Thursday, December 6, 2012

The Agent Answers: Word Count

You have questions? Do you constantly miss #askagent sessions on Twitter? Is it impossible, despite a hundred Google searches, to find an answer to your question? Then you've come to the right place. Ask a question either on any "Agent Answers" post or on Twitter, and I'll answer as many as I can. My answers will be subjective and should not be considered applicable to every agent (though I do like to assume my opinions are the majority). 


Question: Do you like to be given the exact word count in queries?

Answer: Please don't. It looks amateurish and we don't care that much about those 253 words. Round it to the nearest thousandth. We get the picture from there. So, 60K, 72K, 105K, 193K, etc.

That said, please don't query me with a 193K word project. I will reject you.

Happy writing!

4 comments:

Emily said...

What about the other direction? What's the lowest word count you'd be likely to accept?

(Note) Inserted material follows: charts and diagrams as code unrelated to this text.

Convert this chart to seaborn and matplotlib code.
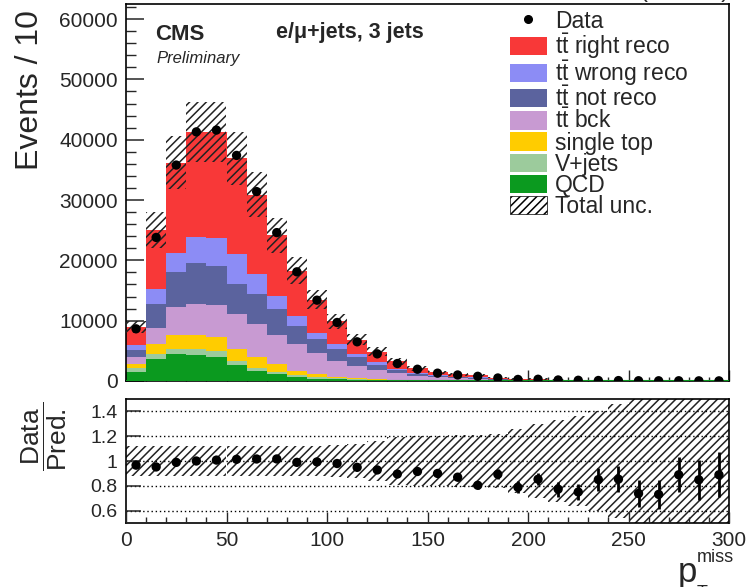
import numpy as np
import pandas as pd
import matplotlib
matplotlib.use("Agg")
import matplotlib.pyplot as plt
import seaborn as sns
from matplotlib.patches import Patch
from matplotlib.lines import Line2D
from matplotlib.ticker import MultipleLocator, FixedLocator

# ---------------- data ----------------
bin_edges = list(range(0, 310, 10))
bin_centers = [5 + 10 * i for i in range(30)]

tt_right    = [3050, 9800, 14900, 17500, 17600, 15900, 13200, 10100, 7500, 5500, 3800, 2450, 1750, 1190, 780, 515, 430, 370, 213, 125, 130, 83, 61, 37, 30, 23, 19, 16, 12, 10]
tt_wrong    = [800, 2500, 3300, 4200, 4600, 5000, 3300, 2200, 1700, 1100, 800, 500, 400, 250, 150, 100, 70, 60, 35, 20, 21, 13, 10, 6, 5, 4, 3, 3, 2, 2]
tt_not_reco = [1100, 3900, 5800, 6800, 6500, 4900, 5000, 4200, 3000, 2200, 2000, 1400, 900, 550, 350, 230, 170, 140, 80, 48, 49, 32, 23, 15, 12, 9, 8, 7, 5, 4]
tt_bck      = [1200, 2700, 4600, 5100, 5300, 5800, 5500, 4900, 4400, 3600, 2600, 2000, 1450, 1030, 700, 490, 395, 330, 190, 112, 115, 75, 55, 35, 28, 21, 18, 16, 11, 9]
single_top  = [700, 1600, 2300, 2400, 2400, 2000, 1700, 1300, 700, 400, 250, 200, 150, 90, 60, 45, 35, 30, 18, 11, 11, 7, 5, 3, 3, 2, 2, 1, 1, 1]
vjets       = [600, 900, 900, 1000, 1000, 700, 500, 400, 300, 300, 200, 150, 100, 60, 40, 30, 25, 20, 12, 7, 7, 5, 3, 2, 2, 1, 1, 1, 1, 0]
qcd         = [1500, 3600, 4400, 4300, 3900, 2600, 1700, 1100, 700, 400, 250, 150, 100, 70, 50, 35, 25, 20, 12, 7, 7, 5, 3, 2, 2, 1, 1, 1, 1, 1]

data = [8650, 23800, 35800, 41300, 41600, 37400, 31400, 24600, 18100, 13400, 9700, 6500, 4500, 2900, 1950,
        1300, 1000, 780, 500, 260, 290, 170, 120, 85, 70, 45, 38, 40, 28, 24]

# relative total uncertainty per bin
total_unc = [0.12, 0.12, 0.12, 0.12, 0.12, 0.12, 0.12, 0.12, 0.12, 0.12, 0.13, 0.14, 0.16, 0.19, 0.20,
             0.20, 0.21, 0.21, 0.22, 0.26, 0.30, 0.33, 0.36, 0.40, 0.46, 0.52, 0.60, 0.60, 0.60, 0.60]

# stack order: top to bottom (seaborn puts the first hue level on top)
proc_names = ["tt right reco", "tt wrong reco", "tt not reco", "tt bck", "single top", "V+jets", "QCD"]
proc_values = [tt_right, tt_wrong, tt_not_reco, tt_bck, single_top, vjets, qcd]
proc_colors = ["#f83838", "#8c8cf5", "#5b639e", "#c89ad2", "#ffcc00", "#9ccb9c", "#0b9a1f"]
legend_labels = ["Data", r"$\mathrm{t\bar{t}}$ right reco", r"$\mathrm{t\bar{t}}$ wrong reco",
                 r"$\mathrm{t\bar{t}}$ not reco", r"$\mathrm{t\bar{t}}$ bck", "single top", "V+jets", "QCD", "Total unc."]

yticks_ratio = [0.6, 0.8, 1.0, 1.2, 1.4]
yticklabels_ratio = ["0.6", "0.8", "1", "1.2", "1.4"]

# ---------------- style ----------------
sns.set_theme(style="ticks")
plt.rcParams["font.family"] = ["Liberation Sans", "DejaVu Sans"]
plt.rcParams["mathtext.fontset"] = "custom"
plt.rcParams["mathtext.rm"] = "Liberation Sans"
plt.rcParams["mathtext.it"] = "Liberation Sans:italic"
plt.rcParams["mathtext.bf"] = "Liberation Sans:bold"
plt.rcParams["hatch.linewidth"] = 1.1
plt.rcParams["axes.linewidth"] = 1.2

W, H = 747, 587
fig = plt.figure(figsize=(W / 100, H / 100), dpi=100)
fig.patch.set_facecolor("white")

def fx(px):
    return px / W

def fy(py):
    return 1 - py / H

ax = fig.add_axes([fx(126), fy(381), fx(729) - fx(126), fy(4) - fy(381)])
axr = fig.add_axes([fx(126), fy(523), fx(729) - fx(126), fy(399) - fy(523)])

# ---------------- stacked histogram ----------------
rows = []
for name, vals in zip(proc_names, proc_values):
    for c, v in zip(bin_centers, vals):
        rows.append({"x": c, "w": v, "process": name})
df = pd.DataFrame(rows)

sns.histplot(data=df, x="x", weights="w", hue="process", hue_order=proc_names,
             bins=bin_edges, multiple="stack", element="step", fill=True,
             palette=dict(zip(proc_names, proc_colors)), alpha=1, linewidth=0,
             legend=False, ax=ax, zorder=2)

total = np.sum(np.array(proc_values, dtype=float), axis=0)
unc = np.array(total_unc)
centers = np.array(bin_centers, dtype=float)
d = np.array(data, dtype=float)

ax.bar(centers, 2 * unc * total, bottom=total * (1 - unc), width=10, fill=False,
       hatch="////", edgecolor="#222222", linewidth=0, zorder=3)
ax.axhline(0, color="#0b9a1f", lw=1.5, zorder=3)

ax.errorbar(centers, d, yerr=np.sqrt(d), fmt="none", ecolor="black", elinewidth=1.5, zorder=4)
sns.scatterplot(x=centers, y=d, color="black", s=45, edgecolor="none", ax=ax, zorder=5)

ax.set_xlim(0, 300)
ax.set_ylim(0, 62500)
ax.set_xlabel("")
ax.set_ylabel("")
ax.yaxis.set_major_locator(MultipleLocator(10000))
ax.yaxis.set_minor_locator(MultipleLocator(2000))
ax.xaxis.set_major_locator(MultipleLocator(50))
ax.xaxis.set_minor_locator(MultipleLocator(10))
ax.tick_params(axis="y", which="major", direction="in", length=13, width=1.1, labelsize=15, pad=6, left=True, right=False)
ax.tick_params(axis="y", which="minor", direction="in", length=7, width=1.0, left=True, right=False)
ax.tick_params(axis="x", which="major", direction="in", length=8, width=1.0, labelbottom=False, top=False)
ax.tick_params(axis="x", which="minor", direction="in", length=3, width=1.0, top=False)
for s in ax.spines.values():
    s.set_visible(True)
    s.set_color("black")

# ---------------- ratio panel ----------------
ratio = d / total
ratio_err = np.sqrt(d) / total

axr.bar(centers, 2 * unc, bottom=1 - unc, width=10, fill=False, hatch="////",
        edgecolor="#222222", linewidth=0, zorder=2)
axr.errorbar(centers, ratio, yerr=ratio_err, fmt="none", ecolor="black", elinewidth=2, zorder=4)
sns.scatterplot(x=centers, y=ratio, color="black", s=45, edgecolor="none", ax=axr, zorder=5)

axr.set_xlim(0, 300)
axr.set_ylim(0.5, 1.5)
axr.set_xlabel("")
axr.set_ylabel("")
axr.yaxis.set_major_locator(FixedLocator(yticks_ratio))
axr.set_yticklabels(yticklabels_ratio)
axr.xaxis.set_major_locator(MultipleLocator(50))
axr.xaxis.set_minor_locator(MultipleLocator(10))
axr.yaxis.grid(True, linestyle=(0, (1, 2)), color="black", lw=1.0)
axr.xaxis.grid(False)
axr.set_axisbelow(False)
axr.tick_params(axis="y", which="major", direction="in", length=11, width=1.1, labelsize=14, pad=6, right=False)
axr.tick_params(axis="x", which="major", direction="in", length=8, width=1.0, labelsize=15, pad=6, top=False)
axr.tick_params(axis="x", which="minor", direction="in", length=4, width=1.0, top=False)
for s in axr.spines.values():
    s.set_visible(True)
    s.set_color("black")

# ---------------- legend ----------------
handles = [Line2D([], [], marker="o", color="black", linestyle="none", markersize=5.5)]
for col in proc_colors:
    handles.append(Patch(facecolor=col, edgecolor="none"))
handles.append(Patch(facecolor="white", edgecolor="black", hatch="////", linewidth=0.5))
leg = fig.legend(handles, legend_labels, loc="upper left",
                 bbox_to_anchor=(fx(510), fy(10)), bbox_transform=fig.transFigure,
                 frameon=False, fontsize=16.5, handlelength=1.6, handleheight=0.85,
                 handletextpad=0.35, labelspacing=-0.08, borderpad=0, borderaxespad=0)

# ---------------- texts ----------------
fig.text(fx(155), fy(40), "CMS", fontsize=16, fontweight="bold", va="baseline", ha="left")
fig.text(fx(156), fy(63), "Preliminary", fontsize=12, fontstyle="italic", va="baseline", ha="left")
fig.text(fx(276), fy(38), "e/μ+jets, 3 jets", fontsize=15.5, fontweight="bold", va="baseline", ha="left")
fig.text(fx(729), fy(-3), "(13 TeV)", fontsize=17, va="baseline", ha="right")

fig.text(fx(30), fy(10), "Events / 10", fontsize=23, rotation=90, ha="center", va="top")
fig.text(fx(44), fy(436), r"$\dfrac{\mathrm{Data}}{\mathrm{Pred.}}$", fontsize=19, rotation=90, ha="center", va="center")

fig.text(fx(697), fy(582), "p", fontsize=25, ha="right", va="baseline")
fig.text(fx(697), fy(562), "miss", fontsize=13, ha="left", va="baseline")
fig.text(fx(697), fy(598), "T", fontsize=13, ha="left", va="baseline")

fig.savefig("out.png", dpi=100, facecolor="white")
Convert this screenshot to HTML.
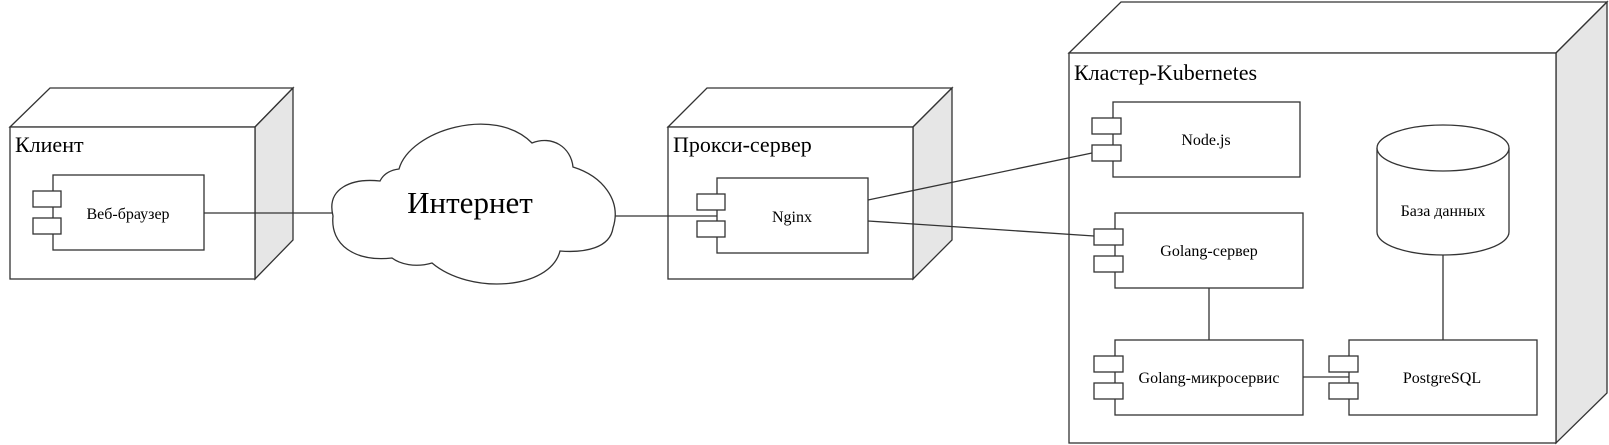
<!DOCTYPE html>
<html><head><meta charset="utf-8"><style>
html,body{margin:0;padding:0;background:#fff;}
svg{display:block;}
text{font-family:"Liberation Serif",serif;fill:#000;}
</style></head><body>
<svg width="1609" height="445" viewBox="0 0 1609 445" xmlns="http://www.w3.org/2000/svg">
<g stroke="#333" stroke-width="1.3" fill="#fff">
<!-- Client node -->
<polygon points="10,127 50,88 293,88 255,127" />
<polygon points="255,127 293,88 293,240 255,279" fill="#e6e6e6"/>
<rect x="10" y="127" width="245" height="152"/>
<!-- Proxy node -->
<polygon points="668,127 707,88 952,88 913,127" />
<polygon points="913,127 952,88 952,240 913,279" fill="#e6e6e6"/>
<rect x="668" y="127" width="245" height="152"/>
<!-- Kubernetes node -->
<polygon points="1069,53 1121,2 1607,2 1556,53" />
<polygon points="1556,53 1607,2 1607,393 1556,443" fill="#e6e6e6"/>
<rect x="1069" y="53" width="487" height="390"/>

<!-- lines -->
<line x1="204" y1="213" x2="334" y2="213" fill="none"/>
<line x1="612" y1="216" x2="717" y2="216" fill="none"/>
<line x1="868" y1="200" x2="1092" y2="153" fill="none"/>
<line x1="868" y1="221" x2="1094" y2="236" fill="none"/>
<line x1="1209" y1="288" x2="1209" y2="340" fill="none"/>
<line x1="1303" y1="377" x2="1349" y2="377" fill="none"/>
<line x1="1443" y1="255" x2="1443" y2="340" fill="none"/>

<!-- Cloud -->
<path d="M333 216 C326 188 352 178 380 181 C384 173 391 170 399 169 C410 130 495 105 532 143 C552 135 571 147 573 167 C602 176 622 200 613 228 C610 248 585 253 560 251 C550 290 470 295 432 263 C415 268 400 264 392 258 C355 262 330 245 333 216 Z"/>

<!-- Веб-браузер -->
<rect x="53" y="175" width="151" height="75"/>
<rect x="33" y="191" width="28" height="16"/>
<rect x="33" y="218" width="28" height="16"/>
<!-- Nginx -->
<rect x="717" y="178" width="151" height="75"/>
<rect x="697" y="194" width="28" height="16"/>
<rect x="697" y="221" width="28" height="16"/>
<!-- Node.js -->
<rect x="1113" y="102" width="187" height="75"/>
<rect x="1092" y="118" width="29" height="16"/>
<rect x="1092" y="145" width="29" height="16"/>
<!-- Golang-сервер -->
<rect x="1115" y="213" width="188" height="75"/>
<rect x="1094" y="229" width="29" height="16"/>
<rect x="1094" y="256" width="29" height="16"/>
<!-- Golang-микросервис -->
<rect x="1115" y="340" width="188" height="75"/>
<rect x="1094" y="356" width="29" height="16"/>
<rect x="1094" y="383" width="29" height="16"/>
<!-- PostgreSQL -->
<rect x="1349" y="340" width="188" height="75"/>
<rect x="1329" y="356" width="29" height="16"/>
<rect x="1329" y="383" width="29" height="16"/>
<!-- Database cylinder -->
<path d="M1377 148 L1377 232 A66 23 0 0 0 1509 232 L1509 148"/>
<ellipse cx="1443" cy="148" rx="66" ry="23"/>
</g>

<text x="15" y="152" font-size="22">Клиент</text>
<text x="673" y="152" font-size="22">Прокси-сервер</text>
<text x="1074" y="80" font-size="22">Кластер-Kubernetes</text>
<text x="470" y="213" font-size="31" text-anchor="middle">Интернет</text>
<text x="128" y="219" font-size="16" text-anchor="middle">Веб-браузер</text>
<text x="792" y="222" font-size="16" text-anchor="middle">Nginx</text>
<text x="1206" y="145" font-size="16" text-anchor="middle">Node.js</text>
<text x="1209" y="256" font-size="16" text-anchor="middle">Golang-сервер</text>
<text x="1209" y="383" font-size="16" text-anchor="middle">Golang-микросервис</text>
<text x="1442" y="383" font-size="16" text-anchor="middle">PostgreSQL</text>
<text x="1443" y="216" font-size="16" text-anchor="middle">База данных</text>
</svg>
</body></html>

Dr. Cheryl Carvajal said...

I just finished editing a manuscript for another YA author (no, really, it isn't some "friend" who really is me, but it really is another author). Her first novel was 65,000 words, but the second was around 140,000 words.

Was I out of line to suggest she cut down the novel CONSIDERABLY?

Eric Steinberg said...

For YA sci fi, over what word count would give you pause or be an automatic no?

Carrie-Anne said...

I love writing long, sweeping historical sagas, so some of my books have word counts over 300,000. Given the modern-day attitudes about deliberately long books, I'll probably have to pursue some kind of indie or e-publishing for them.

I have seen some people in contests giving the EXACT word count, and it always strikes me as newbie. Although I do wish we'd get back to the old idea that telling a story is more important than fanatically counting words and stressing out if a book ends up at barely above novella-length or stretches to 400,000 words. A good writer knows how to write a book at the length that works for it, instead of trying to plan a story around a certain length in advance.